▶ TASK DIRECTIONS
Restate, exactly and without pictures, the lines from the start of the listing below through the line holding "xticks = [2005, 2010, 2015, 2020, 2025]".

━━━ DATA SEGMENT ━━━

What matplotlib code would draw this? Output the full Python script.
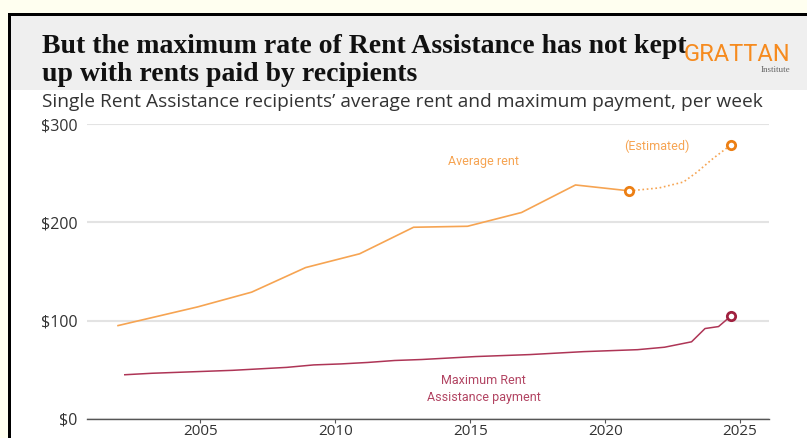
import matplotlib.pyplot as plt
from matplotlib.patches import Rectangle

# average rent, survey points (per week)
rent_years = [2001.95, 2004.9, 2006.9, 2008.9, 2010.9, 2012.9, 2014.9, 2016.9, 2018.9, 2020.9]
rent_values = [95, 114, 129, 154, 168, 195, 196, 210, 238, 232]

# estimated rent after last survey
est_years = [2020.9, 2022.0, 2022.9, 2023.4, 2024.0, 2024.67]
est_values = [232, 235, 241, 251, 265, 279]

# maximum rent assistance payment, single (per week)
cra_years = [2002.2, 2003.2, 2004.2, 2005.2, 2006.2, 2007.2, 2008.2, 2009.2, 2010.2,
             2011.2, 2012.2, 2013.2, 2014.2, 2015.2, 2016.2, 2017.2, 2018.2, 2019.2,
             2020.2, 2021.2, 2022.2, 2023.2, 2023.7, 2024.2, 2024.67]
cra_values = [45, 46.5, 47.5, 48.5, 49.5, 51, 52.5, 55, 56,
              57.5, 59.5, 60.5, 62, 63.5, 64.5, 65.5, 67, 68.5,
              69.5, 70.5, 73, 78.5, 92, 94, 105]

yticks = [0, 100, 200, 300]
ytick_labels = ['$0', '$100', '$200', '$300']
xticks = [2005, 2010, 2015, 2020, 2025]

ORANGE = '#F6A452'
ORANGE_DK = '#EC7F14'
RED = '#AE3556'
RED_DK = '#A0213F'
RED_TXT = '#B24462'

W, H = 807, 438
fig = plt.figure(figsize=(W / 100, H / 100), dpi=100, facecolor='#FFFFF0')

def fx(px):
    return px / W

def fy(py):
    return 1 - py / H

# frame: black border, white panel, grey header
fig.patches.append(Rectangle((fx(8), 0), 1, fy(13), transform=fig.transFigure,
                             facecolor='black', edgecolor='none', zorder=-10))
fig.patches.append(Rectangle((fx(11), 0), 1, fy(16), transform=fig.transFigure,
                             facecolor='white', edgecolor='none', zorder=-9))
fig.patches.append(Rectangle((fx(11), fy(90)), 1, fy(16) - fy(90), transform=fig.transFigure,
                             facecolor='#EFEFEF', edgecolor='none', zorder=-8))

fig.text(fx(42), fy(53), 'But the maximum rate of Rent Assistance has not kept',
         fontsize=20, fontweight='bold', family='Liberation Serif', color='#111111',
         va='baseline', ha='left')
fig.text(fx(42), fy(81), 'up with rents paid by recipients',
         fontsize=20, fontweight='bold', family='Liberation Serif', color='#111111',
         va='baseline', ha='left')

fig.text(fx(790), fy(61), 'GRATTAN', fontsize=17, color='#F68B1F',
         family='Roboto', ha='right', va='baseline')
fig.text(fx(790), fy(72), 'Institute', fontsize=6.5, color='#666666',
         family='Liberation Serif', ha='right', va='baseline')

fig.text(fx(42), fy(102), 'Single Rent Assistance recipients\u2019 average rent and maximum payment, per week',
         fontsize=13.8, family='Open Sans', color='#333333', ha='left', va='center')

ax = fig.add_axes([fx(87), fy(419), fx(769) - fx(87), fy(124) - fy(419)])
ax.set_facecolor('none')

ax.plot(rent_years, rent_values, color=ORANGE, lw=1.2, zorder=3)
ax.plot(est_years, est_values, color=ORANGE, lw=1.2, ls=(0, (1, 1.6)), zorder=3)
ax.plot([rent_years[-1], est_years[-1]], [rent_values[-1], est_values[-1]], ls='none',
        marker='o', ms=6, mfc='white', mec=ORANGE_DK, mew=2, zorder=4, clip_on=False)

ax.plot(cra_years, cra_values, color=RED, lw=1.1, zorder=3)
ax.plot([cra_years[-1]], [cra_values[-1]], ls='none', marker='o', ms=6, mfc='white',
        mec=RED_DK, mew=2, zorder=4, clip_on=False)

ax.text(2015.5, 262, 'Average rent', color=ORANGE, fontsize=9, family='Roboto',
        ha='center', va='center')
ax.text(2021.9, 277, '(Estimated)', color=ORANGE, fontsize=9, family='Roboto',
        ha='center', va='center')
ax.text(2015.5, 31, 'Maximum Rent\nAssistance payment', color=RED_TXT, fontsize=9,
        family='Roboto', ha='center', va='center', linespacing=1.4)

ax.set_xlim(2000.8, 2026.07)
ax.set_ylim(0, 300)
ax.set_yticks(yticks)
ax.set_yticklabels(ytick_labels)
ax.set_xticks(xticks)
for s in ['top', 'right', 'left']:
    ax.spines[s].set_visible(False)
ax.spines['bottom'].set_color('#555555')
ax.spines['bottom'].set_linewidth(1)
ax.grid(axis='y', color='#E3E3E3', lw=1.5)
ax.set_axisbelow(True)
ax.tick_params(axis='y', length=0, pad=7, labelsize=11.5, labelcolor='#333333')
ax.tick_params(axis='x', length=3, color='#555555', pad=0.5, labelsize=11, labelcolor='#333333')
for lab in ax.get_xticklabels() + ax.get_yticklabels():
    lab.set_family('Open Sans')

fig.savefig('out.png', dpi=100, facecolor=fig.get_facecolor())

━━━

▶ TASK RESPONSE
What matplotlib code would draw this? Output the full Python script.
import matplotlib.pyplot as plt
from matplotlib.patches import Rectangle

# average rent, survey points (per week)
rent_years = [2001.95, 2004.9, 2006.9, 2008.9, 2010.9, 2012.9, 2014.9, 2016.9, 2018.9, 2020.9]
rent_values = [95, 114, 129, 154, 168, 195, 196, 210, 238, 232]

# estimated rent after last survey
est_years = [2020.9, 2022.0, 2022.9, 2023.4, 2024.0, 2024.67]
est_values = [232, 235, 241, 251, 265, 279]

# maximum rent assistance payment, single (per week)
cra_years = [2002.2, 2003.2, 2004.2, 2005.2, 2006.2, 2007.2, 2008.2, 2009.2, 2010.2,
             2011.2, 2012.2, 2013.2, 2014.2, 2015.2, 2016.2, 2017.2, 2018.2, 2019.2,
             2020.2, 2021.2, 2022.2, 2023.2, 2023.7, 2024.2, 2024.67]
cra_values = [45, 46.5, 47.5, 48.5, 49.5, 51, 52.5, 55, 56,
              57.5, 59.5, 60.5, 62, 63.5, 64.5, 65.5, 67, 68.5,
              69.5, 70.5, 73, 78.5, 92, 94, 105]

yticks = [0, 100, 200, 300]
ytick_labels = ['$0', '$100', '$200', '$300']
xticks = [2005, 2010, 2015, 2020, 2025]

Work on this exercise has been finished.